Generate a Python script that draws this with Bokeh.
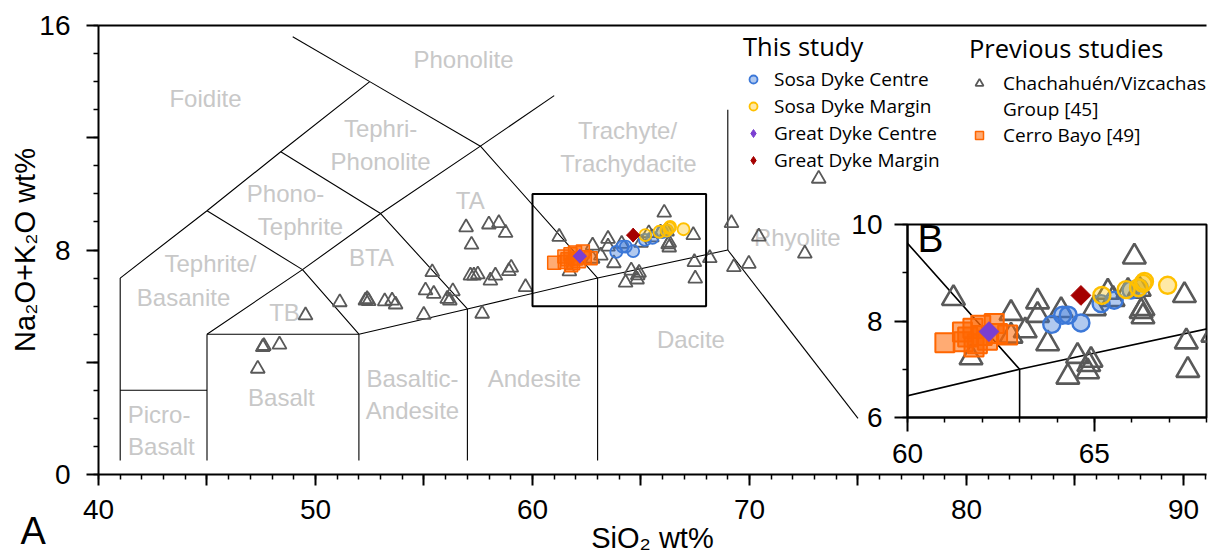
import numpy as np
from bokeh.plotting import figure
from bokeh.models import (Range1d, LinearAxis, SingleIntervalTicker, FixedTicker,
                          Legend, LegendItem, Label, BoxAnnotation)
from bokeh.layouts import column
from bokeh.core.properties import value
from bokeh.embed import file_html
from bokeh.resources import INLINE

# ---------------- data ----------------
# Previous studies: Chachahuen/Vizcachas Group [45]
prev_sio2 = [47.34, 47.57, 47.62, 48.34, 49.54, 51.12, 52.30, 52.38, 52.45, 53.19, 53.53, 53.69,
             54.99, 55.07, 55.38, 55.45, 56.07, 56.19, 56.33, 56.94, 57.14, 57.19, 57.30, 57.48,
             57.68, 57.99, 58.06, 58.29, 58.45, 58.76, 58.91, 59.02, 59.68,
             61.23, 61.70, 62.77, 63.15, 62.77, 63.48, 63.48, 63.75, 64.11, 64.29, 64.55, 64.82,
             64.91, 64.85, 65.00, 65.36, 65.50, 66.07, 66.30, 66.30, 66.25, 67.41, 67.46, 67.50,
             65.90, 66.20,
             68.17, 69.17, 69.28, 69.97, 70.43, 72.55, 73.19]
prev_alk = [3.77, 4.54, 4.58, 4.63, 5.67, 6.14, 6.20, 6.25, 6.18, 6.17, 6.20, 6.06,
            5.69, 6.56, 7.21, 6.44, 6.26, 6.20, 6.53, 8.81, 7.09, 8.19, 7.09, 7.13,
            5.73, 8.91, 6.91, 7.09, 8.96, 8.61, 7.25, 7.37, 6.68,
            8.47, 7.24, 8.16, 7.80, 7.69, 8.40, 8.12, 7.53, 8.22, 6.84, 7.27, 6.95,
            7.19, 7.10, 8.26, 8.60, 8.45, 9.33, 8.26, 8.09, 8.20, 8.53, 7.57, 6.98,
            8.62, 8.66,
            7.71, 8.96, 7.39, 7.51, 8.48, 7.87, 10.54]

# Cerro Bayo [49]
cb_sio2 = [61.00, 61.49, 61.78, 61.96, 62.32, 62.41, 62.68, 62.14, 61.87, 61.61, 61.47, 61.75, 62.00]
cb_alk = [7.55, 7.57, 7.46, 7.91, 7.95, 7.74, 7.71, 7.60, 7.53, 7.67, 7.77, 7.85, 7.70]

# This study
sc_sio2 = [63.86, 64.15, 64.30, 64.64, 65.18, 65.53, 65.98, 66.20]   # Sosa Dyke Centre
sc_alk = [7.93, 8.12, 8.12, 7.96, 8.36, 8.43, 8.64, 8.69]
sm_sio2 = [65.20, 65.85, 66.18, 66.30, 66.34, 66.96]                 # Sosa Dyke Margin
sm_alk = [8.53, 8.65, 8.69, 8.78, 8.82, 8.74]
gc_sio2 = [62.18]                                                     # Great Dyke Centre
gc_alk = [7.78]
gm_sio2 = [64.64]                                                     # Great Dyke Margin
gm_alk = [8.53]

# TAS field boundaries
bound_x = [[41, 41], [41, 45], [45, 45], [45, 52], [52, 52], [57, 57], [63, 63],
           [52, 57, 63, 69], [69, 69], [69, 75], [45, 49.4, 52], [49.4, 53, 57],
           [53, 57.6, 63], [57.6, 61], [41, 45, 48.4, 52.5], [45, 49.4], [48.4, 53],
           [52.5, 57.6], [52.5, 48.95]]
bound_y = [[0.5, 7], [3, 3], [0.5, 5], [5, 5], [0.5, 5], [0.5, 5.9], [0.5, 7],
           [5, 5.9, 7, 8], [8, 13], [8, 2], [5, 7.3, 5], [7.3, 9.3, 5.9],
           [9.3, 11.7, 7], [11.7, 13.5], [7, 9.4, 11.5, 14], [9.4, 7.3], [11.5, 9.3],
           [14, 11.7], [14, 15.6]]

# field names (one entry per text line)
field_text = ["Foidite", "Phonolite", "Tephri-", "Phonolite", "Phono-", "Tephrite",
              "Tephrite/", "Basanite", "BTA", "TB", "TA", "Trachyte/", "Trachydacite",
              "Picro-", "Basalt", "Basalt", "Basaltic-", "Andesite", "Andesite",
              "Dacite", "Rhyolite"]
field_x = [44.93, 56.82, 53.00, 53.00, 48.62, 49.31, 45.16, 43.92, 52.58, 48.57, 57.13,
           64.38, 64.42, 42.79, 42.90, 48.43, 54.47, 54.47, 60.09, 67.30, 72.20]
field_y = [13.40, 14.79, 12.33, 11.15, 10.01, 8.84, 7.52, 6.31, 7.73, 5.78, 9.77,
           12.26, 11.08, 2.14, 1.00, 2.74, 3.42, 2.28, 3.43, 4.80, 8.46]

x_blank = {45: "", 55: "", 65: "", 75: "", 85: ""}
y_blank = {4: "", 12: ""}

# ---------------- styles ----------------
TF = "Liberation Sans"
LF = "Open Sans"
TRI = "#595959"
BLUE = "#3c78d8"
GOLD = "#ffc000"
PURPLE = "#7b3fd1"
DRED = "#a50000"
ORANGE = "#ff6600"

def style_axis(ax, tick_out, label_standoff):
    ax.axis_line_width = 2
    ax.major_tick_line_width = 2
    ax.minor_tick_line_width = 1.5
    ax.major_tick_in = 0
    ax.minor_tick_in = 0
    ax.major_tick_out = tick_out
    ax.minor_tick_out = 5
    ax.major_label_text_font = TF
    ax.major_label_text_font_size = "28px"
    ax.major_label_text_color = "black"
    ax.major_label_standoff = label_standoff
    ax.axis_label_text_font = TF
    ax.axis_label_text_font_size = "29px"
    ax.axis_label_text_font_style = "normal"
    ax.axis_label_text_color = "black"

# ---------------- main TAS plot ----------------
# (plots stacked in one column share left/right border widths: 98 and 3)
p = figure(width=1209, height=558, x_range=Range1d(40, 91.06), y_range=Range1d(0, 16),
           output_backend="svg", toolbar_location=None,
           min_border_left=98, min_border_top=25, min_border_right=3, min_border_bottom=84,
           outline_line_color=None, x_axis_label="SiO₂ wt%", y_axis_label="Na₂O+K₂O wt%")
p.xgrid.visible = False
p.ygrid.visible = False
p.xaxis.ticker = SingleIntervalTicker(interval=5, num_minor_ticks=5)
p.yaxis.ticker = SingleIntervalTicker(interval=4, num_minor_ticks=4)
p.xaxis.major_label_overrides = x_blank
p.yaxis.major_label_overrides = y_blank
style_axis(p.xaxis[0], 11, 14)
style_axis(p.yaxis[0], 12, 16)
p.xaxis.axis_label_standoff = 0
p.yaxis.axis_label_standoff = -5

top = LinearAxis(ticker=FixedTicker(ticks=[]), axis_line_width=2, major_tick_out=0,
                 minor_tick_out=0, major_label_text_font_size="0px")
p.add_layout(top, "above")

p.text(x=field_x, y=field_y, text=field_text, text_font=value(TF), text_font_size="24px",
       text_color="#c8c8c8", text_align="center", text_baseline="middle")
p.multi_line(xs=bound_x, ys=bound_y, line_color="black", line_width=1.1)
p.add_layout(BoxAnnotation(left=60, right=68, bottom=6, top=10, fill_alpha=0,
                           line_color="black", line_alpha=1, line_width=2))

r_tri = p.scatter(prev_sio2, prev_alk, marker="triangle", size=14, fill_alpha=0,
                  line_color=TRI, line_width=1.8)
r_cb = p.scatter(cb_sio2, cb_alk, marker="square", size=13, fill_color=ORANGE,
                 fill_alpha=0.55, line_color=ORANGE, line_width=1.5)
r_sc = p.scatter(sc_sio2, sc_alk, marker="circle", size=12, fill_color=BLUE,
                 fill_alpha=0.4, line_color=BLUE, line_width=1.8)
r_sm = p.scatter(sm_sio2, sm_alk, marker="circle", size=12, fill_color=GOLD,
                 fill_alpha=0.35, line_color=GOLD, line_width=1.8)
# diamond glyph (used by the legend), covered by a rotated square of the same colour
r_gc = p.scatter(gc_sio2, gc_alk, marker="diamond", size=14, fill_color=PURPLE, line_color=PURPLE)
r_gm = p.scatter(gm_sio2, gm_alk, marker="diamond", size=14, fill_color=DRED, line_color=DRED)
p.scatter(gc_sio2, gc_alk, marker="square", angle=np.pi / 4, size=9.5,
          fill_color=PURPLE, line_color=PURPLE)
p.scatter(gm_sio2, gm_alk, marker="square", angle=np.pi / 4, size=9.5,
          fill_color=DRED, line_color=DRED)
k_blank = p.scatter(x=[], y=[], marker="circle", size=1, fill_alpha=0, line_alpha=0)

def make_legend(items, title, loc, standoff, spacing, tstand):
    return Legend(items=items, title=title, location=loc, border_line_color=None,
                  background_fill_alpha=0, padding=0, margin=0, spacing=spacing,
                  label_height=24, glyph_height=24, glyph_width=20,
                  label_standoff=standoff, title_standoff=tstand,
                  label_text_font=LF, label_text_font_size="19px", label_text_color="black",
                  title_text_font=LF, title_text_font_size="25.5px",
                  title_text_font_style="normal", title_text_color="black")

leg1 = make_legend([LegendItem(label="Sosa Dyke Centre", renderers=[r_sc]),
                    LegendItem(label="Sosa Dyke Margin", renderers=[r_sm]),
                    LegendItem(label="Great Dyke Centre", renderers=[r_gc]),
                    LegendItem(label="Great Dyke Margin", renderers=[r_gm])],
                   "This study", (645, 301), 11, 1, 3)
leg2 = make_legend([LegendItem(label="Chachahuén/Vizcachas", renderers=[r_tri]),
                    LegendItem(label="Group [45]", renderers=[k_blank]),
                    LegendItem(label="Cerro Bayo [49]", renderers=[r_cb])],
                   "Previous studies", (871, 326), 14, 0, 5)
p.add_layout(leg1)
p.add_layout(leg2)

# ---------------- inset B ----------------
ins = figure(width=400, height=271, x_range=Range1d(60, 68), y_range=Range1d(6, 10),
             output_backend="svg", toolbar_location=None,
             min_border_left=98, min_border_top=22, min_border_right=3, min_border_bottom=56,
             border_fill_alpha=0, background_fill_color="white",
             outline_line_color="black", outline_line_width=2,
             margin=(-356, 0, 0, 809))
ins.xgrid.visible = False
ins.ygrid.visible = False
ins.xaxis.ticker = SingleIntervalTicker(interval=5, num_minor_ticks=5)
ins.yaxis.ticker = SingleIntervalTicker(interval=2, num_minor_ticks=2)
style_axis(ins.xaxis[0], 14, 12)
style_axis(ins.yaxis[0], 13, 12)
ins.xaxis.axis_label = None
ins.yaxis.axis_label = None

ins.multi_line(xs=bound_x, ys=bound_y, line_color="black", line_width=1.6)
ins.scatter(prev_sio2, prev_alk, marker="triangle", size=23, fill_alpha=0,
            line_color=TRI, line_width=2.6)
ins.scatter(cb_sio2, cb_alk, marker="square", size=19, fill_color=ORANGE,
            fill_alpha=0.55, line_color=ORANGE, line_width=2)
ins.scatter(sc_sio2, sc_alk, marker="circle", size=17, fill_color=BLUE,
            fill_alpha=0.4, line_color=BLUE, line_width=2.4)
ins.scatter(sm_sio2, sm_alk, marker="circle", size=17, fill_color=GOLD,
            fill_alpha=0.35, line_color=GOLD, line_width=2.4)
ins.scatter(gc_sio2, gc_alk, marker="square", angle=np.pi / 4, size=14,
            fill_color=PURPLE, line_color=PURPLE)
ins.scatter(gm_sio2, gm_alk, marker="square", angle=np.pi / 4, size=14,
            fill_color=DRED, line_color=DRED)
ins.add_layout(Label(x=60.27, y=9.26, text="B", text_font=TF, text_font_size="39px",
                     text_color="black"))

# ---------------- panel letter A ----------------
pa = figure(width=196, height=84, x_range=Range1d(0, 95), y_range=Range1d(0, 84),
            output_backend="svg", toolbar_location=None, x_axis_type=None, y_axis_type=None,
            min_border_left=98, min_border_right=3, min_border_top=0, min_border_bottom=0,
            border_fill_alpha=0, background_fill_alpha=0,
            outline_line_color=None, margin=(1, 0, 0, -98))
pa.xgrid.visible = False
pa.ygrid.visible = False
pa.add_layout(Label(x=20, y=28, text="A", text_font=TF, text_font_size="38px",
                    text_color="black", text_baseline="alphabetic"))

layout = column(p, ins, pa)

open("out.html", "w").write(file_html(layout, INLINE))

* * *

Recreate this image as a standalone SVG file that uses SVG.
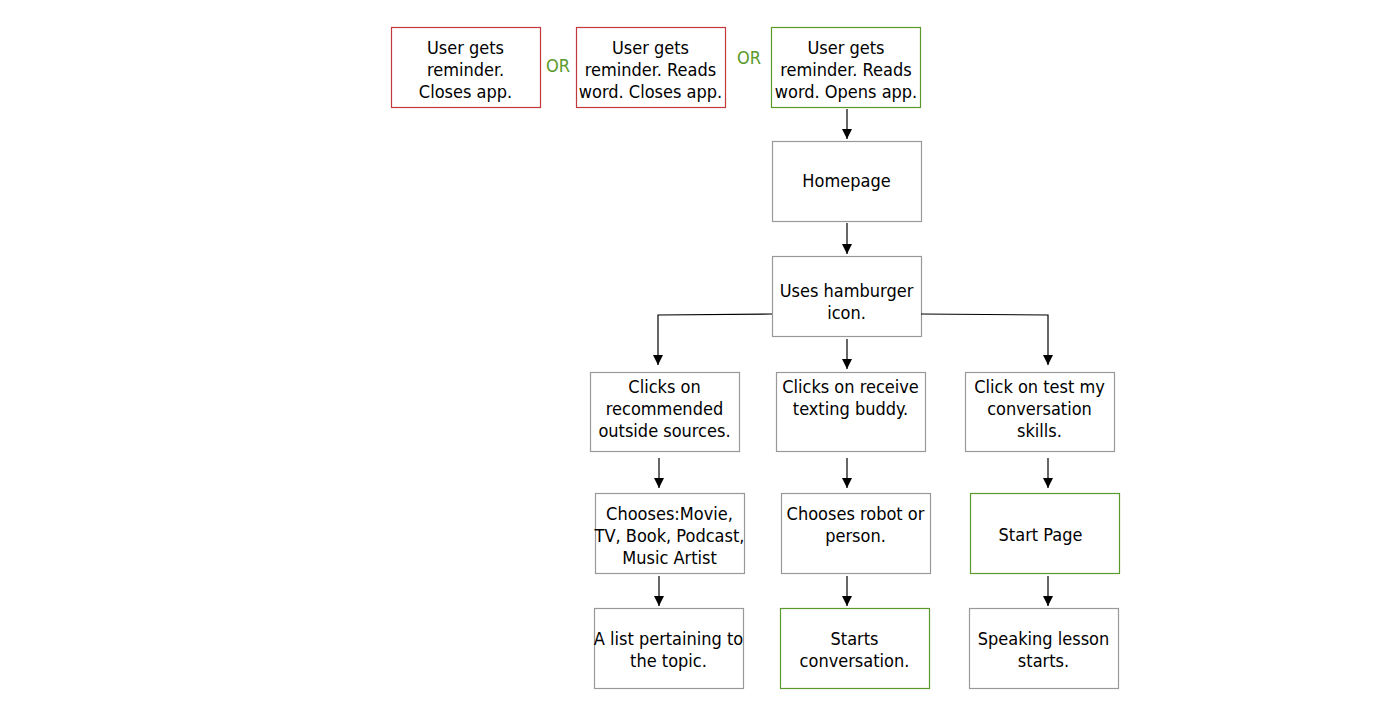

...

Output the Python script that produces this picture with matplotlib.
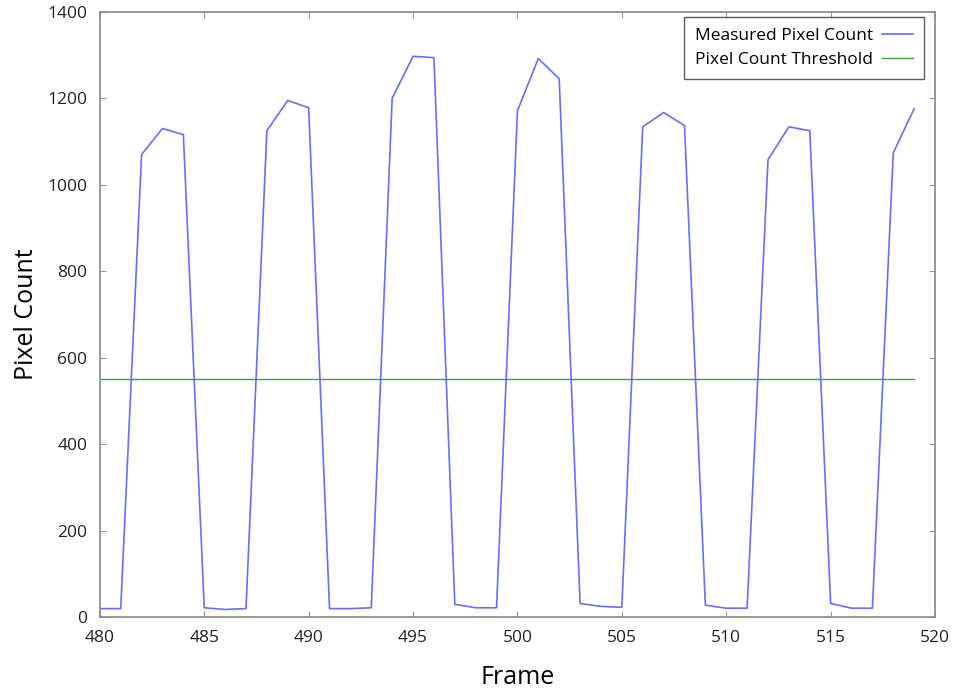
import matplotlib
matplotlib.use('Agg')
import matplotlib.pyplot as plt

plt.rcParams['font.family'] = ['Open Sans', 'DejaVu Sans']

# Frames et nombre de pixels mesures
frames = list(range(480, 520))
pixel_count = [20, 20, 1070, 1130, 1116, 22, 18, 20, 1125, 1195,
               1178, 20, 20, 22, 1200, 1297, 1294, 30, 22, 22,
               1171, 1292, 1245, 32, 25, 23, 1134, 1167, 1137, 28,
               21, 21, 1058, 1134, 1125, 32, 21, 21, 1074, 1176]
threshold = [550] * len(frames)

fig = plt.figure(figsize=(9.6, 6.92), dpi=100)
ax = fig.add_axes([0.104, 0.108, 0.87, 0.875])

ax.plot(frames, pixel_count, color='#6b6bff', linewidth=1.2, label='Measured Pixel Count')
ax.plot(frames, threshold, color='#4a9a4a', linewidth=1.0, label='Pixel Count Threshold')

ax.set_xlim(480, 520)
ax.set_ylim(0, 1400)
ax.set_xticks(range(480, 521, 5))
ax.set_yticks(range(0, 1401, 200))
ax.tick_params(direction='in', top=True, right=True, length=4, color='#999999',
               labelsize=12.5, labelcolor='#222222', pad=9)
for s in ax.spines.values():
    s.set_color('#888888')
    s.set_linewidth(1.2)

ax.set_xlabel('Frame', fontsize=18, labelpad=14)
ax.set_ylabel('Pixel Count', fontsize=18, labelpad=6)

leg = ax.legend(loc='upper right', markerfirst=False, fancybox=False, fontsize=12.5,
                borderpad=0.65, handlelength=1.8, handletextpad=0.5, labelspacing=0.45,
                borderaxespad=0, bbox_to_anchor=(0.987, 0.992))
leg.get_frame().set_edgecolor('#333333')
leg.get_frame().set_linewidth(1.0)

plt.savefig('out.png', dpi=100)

● **Instruction**
Exactly and only the lines from the line with "Generate a Python" to the line with "from bokeh.resources import INLINE", both ends included, should be echoed. Do not carry over the pictures.

● **Final result**
Generate a Python script that draws this with Bokeh.
import numpy as np
from bokeh.plotting import figure
from bokeh.models import (Range1d, LinearAxis, SingleIntervalTicker, FixedTicker,
                          Legend, LegendItem, Label, BoxAnnotation)
from bokeh.layouts import column
from bokeh.core.properties import value
from bokeh.embed import file_html
from bokeh.resources import INLINE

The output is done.